The district had previously announced on its website on Oct. 27 that it believed it had reached an impasse with Associated Teachers Calexico and was seeking PERB’s intervention.

In its Oct. 27 statement, the district accused ACT of ignoring its health benefits proposal, which it stated led to the apparent impasse.

Associated Teachers Calexico has refuted the district’s claim and has been taking part in recent district-sponsored health benefits presentations in order to inform itself and inform its union members of the potential benefit changes, ACT negotiator Juan Rodriguez previously stated.

For its part, ACT contends that the district has not been negotiating in good faith for not being willing to include the 2017-2018 school year in its salary negotiations.

The union has also made it clear from the onset of negotiations that it wanted to resolve salary proposals before considering any health benefits proposals, Rodriguez previously told this newspaper. He was not in a position to respond immediately when reached for comment on Wednesday, Nov. 10.

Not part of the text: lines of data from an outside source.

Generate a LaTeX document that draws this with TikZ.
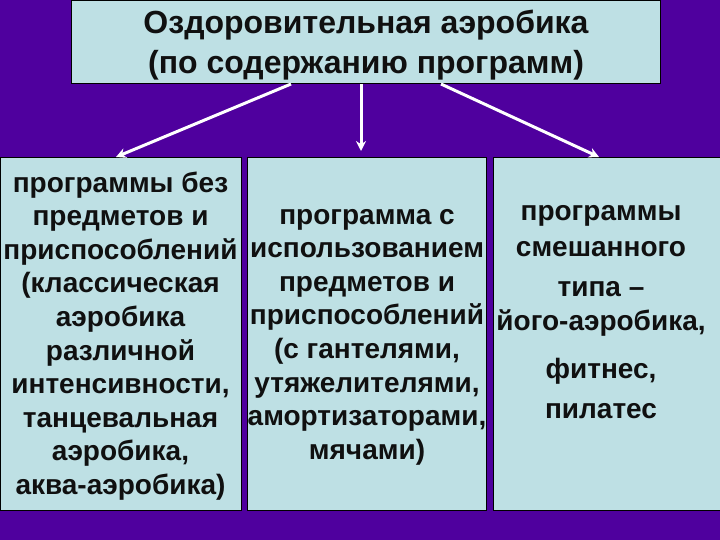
\documentclass[tikz,border=0pt]{standalone}
\usepackage{fontspec}
\setmainfont{Liberation Sans}
\usepackage{tikz}
\usetikzlibrary{arrows.meta,positioning,calc}
\definecolor{bgPurple}{HTML}{4F009E}
\definecolor{lCyan}{HTML}{BEE0E4}
\definecolor{inkK}{HTML}{101010}

\begin{document}
\begin{tikzpicture}[x=1pt, y=-1pt,
    box/.style={draw=black, line width=1pt, fill=lCyan,
                anchor=north west, inner sep=0pt, minimum height=353pt},
    boxtext/.style={align=center, text=inkK,
                font=\fontsize{28}{33.6}\selectfont\bfseries},
    link/.style={draw=white, line width=3pt,
                -{Stealth[length=10pt,width=10pt]}}]
  \fill[bgPurple] (0,0) rectangle (720,540);
  \useasboundingbox (0,0) rectangle (720,540);

  % boxes
  \node[box, minimum width=589pt, minimum height=83pt] (head) at (71,0) {};
  \node[box, minimum width=241pt] (plain) at (0,157) {};
  \node[box, minimum width=239pt] (kit) at (247,157) {};
  \node[box, minimum width=227pt] (mixed) at (493,157) {};

  % texts
  \node[boxtext, font=\fontsize{32}{40}\selectfont\bfseries] (headtext)
    at ([yshift=-3pt]head.center) {Оздоровительная аэробика\\(по содержанию программ)};
  \node[boxtext] (plaintext) at ([xshift=-0.5pt,yshift=-2pt]plain.center) {программы без\\предметов и\\приспособлений\\(классическая\\аэробика\\различной\\интенсивности,\\танцевальная\\аэробика,\\аква-аэробика)};
  \node[boxtext] (kittext) at ([yshift=-3pt]kit.center) {программа с\\использованием\\предметов и\\приспособлений\\(с гантелями,\\утяжелителями,\\амортизаторами,\\мячами)};
  \node[boxtext] (mixedtext) at ([xshift=-6pt,yshift=22pt]mixed.center) {программы\\[2.4pt]смешанного\\[6.4pt]типа –\\його-аэробика,\\[14.4pt]фитнес,\\[6.4pt]пилатес};

  % links
  \draw[link] ([xshift=-75pt]head.south) -- ([xshift=-5pt]plain.north);
  \draw[link] ([xshift=-5pt]head.south) -- ([xshift=-6pt,yshift=6pt]kit.north);
  \draw[link] ([xshift=75pt]head.south) -- ([xshift=-8pt]mixed.north);
\end{tikzpicture}
\end{document}
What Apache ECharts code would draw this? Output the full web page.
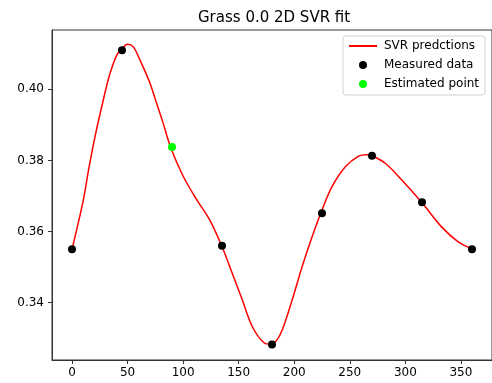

The district’s teachers are among the lowest paid in the Valley, ACT officials have stated.

The Calexico Unified School District offices on Andrade Avenue are shown. | CAMILO GARCIA JR. PHOTO

The Calexico Unified School District is offering a 15 percent salary increase over a three-year period. It is also proposing to place a $21,500 cap on the amount of monies it expends for a teacher’s annual health benefits.

The district is currently looking at different health benefits plans and is considering one whose family plan tops out at about $23,000, less than the current $26,000 family plan that the district offers and for which a union member does not have to contribute to, CUSD Board President Ciro Calderon previously said.

Calderon had also disclosed that the district is anticipating expenditures to exceed revenue by about $9 million during the 2023-24 school year.

An impasse is generally defined as the point when an employer and a union reach a stalemate in contract negotiations and further negotiations are considered by either side to be fruitless.

The district’s teachers have been operating without a contract for the past two years and have not received a cost-of-living adjustment for the past four years, ACT officials have said.

During mediation, the mediator may request that a fact-finding panel be convened to help resolve the impasse. If no agreement is reached within 30 days of the panel being convened, a report would be issued, according to information provided by ACT.

That report would be made public by the district within 10 days of its compiling. Following the report’s completion, an agreement among parties could still be negotiated, or a potential unilateral imposition. A third option could potentially be a strike, which ACT members previously had voted their support for.